La richesse n’est pas répartie équitablement.
le capitalisme et la mondialisation sera le précurseur d un embrasement sociale…
réflexion intelligente on peut prédire les guerres…
[…] Dans l’article précédent, nous avons vu comment la théorie structurelle-démographique de Jack Goldstone, peut permettre de comprendre la genèse d’instabilités politiques dans les sociétés pré-modernes en étudiant les liens entre croissance démographique, compétition des élites et fiscalités de l’Etat. […]
L’exemple non-linéaire en début de démonstration est pourtant tout ce qu’il y de de plus linéaire…
« Un exemple : Imaginez une croissance démographique de 30%…de la taille au bout d’un siècle. »
Il manque un sujet et un verbe:
« La croissance démographique n’épargnant pas les villes sur lesquels planent la surpopulation renforcer par la migration des ruraux. »
Pourquoi? (non-démontré)
» L’Etat étant dans l’incapacité économique »
Pas clair non plus par quel mécanisme ni quel effet:
« (la mobilité sociale) mais au contraire lorsqu’elle est élevé. » par l’augmentation des loyers?

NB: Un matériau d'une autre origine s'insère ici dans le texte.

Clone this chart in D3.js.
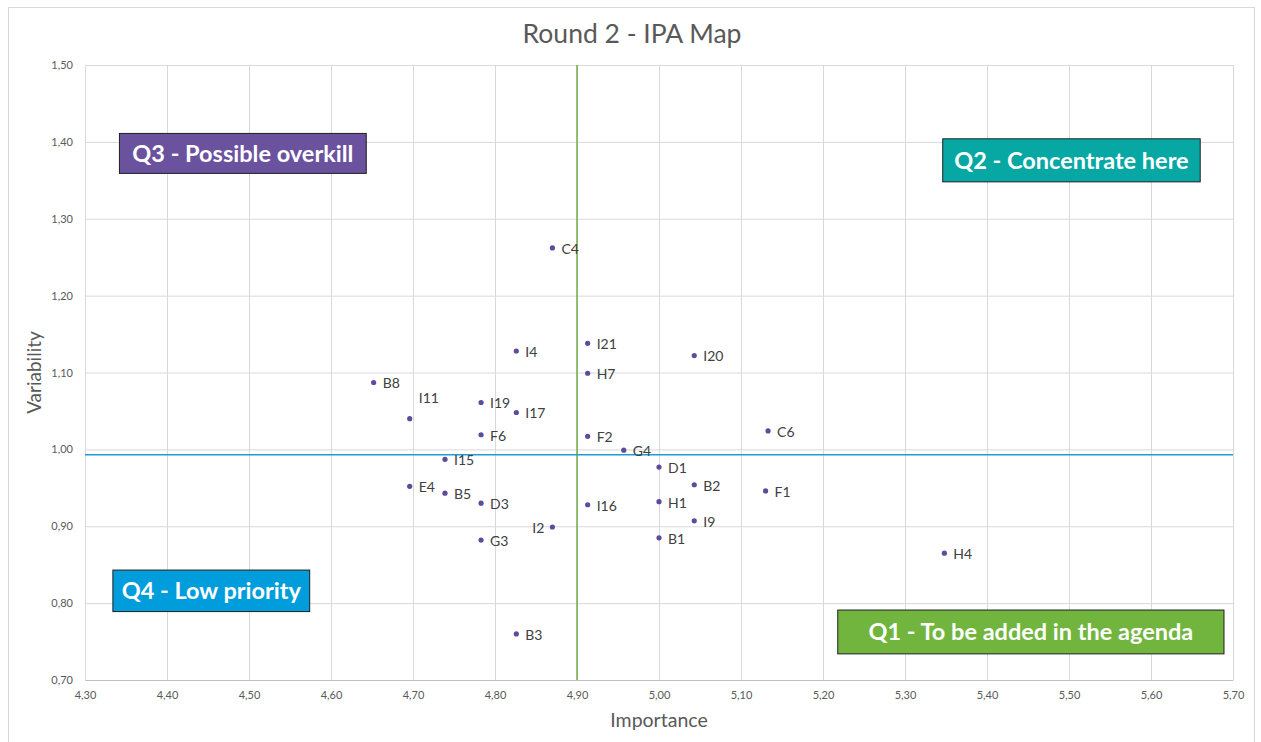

On pourrait imaginer qu’il existe des crises rigides et cassantes et d’autres qui brassent.
Je ne suis pas convaincu par les arguments de Goldstone mais donc par son score assez simpliste. La fiscalité de l’état ne sert pas les mêmes intérêts dans une cité/république que dans une royauté, ne serait-ce que ça.
En tout cas, la discipline promet!
Merci de votre commentaire !
Pour répondre à votre premier point, le cas est bien non-linéaire à cause d’un effet de seuil, la taille du groupe marginale n’augmentent pas linéairement avec la population, sa taille est 0 lorsque r1r2. Avec r1 le rayon du cercle correspondant à la taille de la population et r2 au nombre de positions disponibles. Cependant, si on ne considère en effet que le moment du dépassement, et pour un nombre de positions fixées, on a bien que la surface au groupe marginal augmente avec le carré de la population (la non-linarité est plus prononcée encore en fonction du temps, la croissance de la population étant généralement exponentielle !).
Je n’ai en effet pas détaillé l’ensemble des mécanismes , Goldstone fait en grande partie ce travail dans livre. Concernant la mobilité, elle est élevée à ce moment là car (selon cette théorie, en tout cas), elle crée une rente supplémentaire pour les petits propriétaires.
La théorie ne fait pas de prescription sur la forme de la crise, elle peut en effet aboutir à une série de réformes ou à une révolution, elle permet seulement de cartographier la fragilité de la structure sociale. A noter qu’elle ne prédit pas toutes les instabilités politiques, seulement celles issues des paramètres qu’elles considèrent. On peut imaginer qu’il existe d’autres sources de fragilisation qui prendraient leur source dans des conflits ethniques, religieux, régionaux ou encore des transformations sociétales (comme l’urbanisation, la révolution industrielle.).